How can a teacher demonstrate their teaching skills, during an interview?
With this in mind, my trusted colleague and I set about constructing a different type of interview question. In the end, we came up with the following three questions:
- How would you impact the academic achievement of your students?
- How would you impact the community and belonging in your classroom?
- How would you impact the culture and climate of the whole school?
Being very open-ended we were very curious to see how interviewees would respond to these questions. We deliberately used the word “would” as in “How would you…” because we wanted to see if the interviewee could put themselves in a classroom in our school. Had they taken the time to find out about this place, our students, our goals and how they would fit in here. We didn’t necessarily want to know “How do you….” we want to know “How would you…”
In order to fully answer the questions, candidates were notified of the questions before the interview. They were asked to bring to the interview an artifact or evidence showing how they would make the impacts we identified.
During the interview, we had a very specific and purposeful job of probing or asking more questions. We wanted to get down to the nitty gritty. Once a candidate explained for example, how they would impact the academic achievement we would ask three main questions:
- What is the purpose?…. the purpose behind the task, of doing it in this way etc.
- What are you teaching (by doing this big project or unit)?
- What did your students learn? How did you know they learning it? What did you do if they didn’t learn it?
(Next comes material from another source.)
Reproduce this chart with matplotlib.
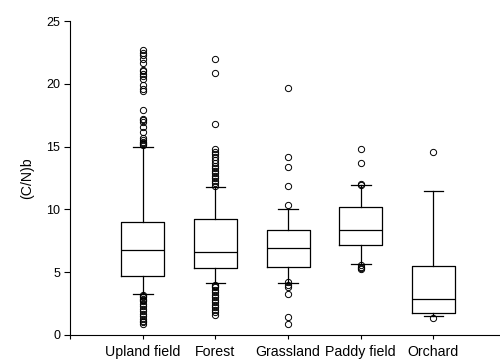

Following the interview, we were able to have a very rich discussion about the artifacts and examples the candidates brought forward. None of the questions we asked led them into our way of being, and none of the questions gave right or wrong answers. Presumably the candidates showcased their very best which gave us the opportunity to visualize their fit at our school. We knew that if a teacher featured differentiation, personalization, engaging students in different ways or assessment it was a part of who they are and what they do. If they didn’t even bring it up, probably it does not mean much to them.
For now we are going to stay with these three interview questions and work on honing our skills of listening and visioning. I am most interested to hear about interviews you are conducting. How do you find the just right teacher?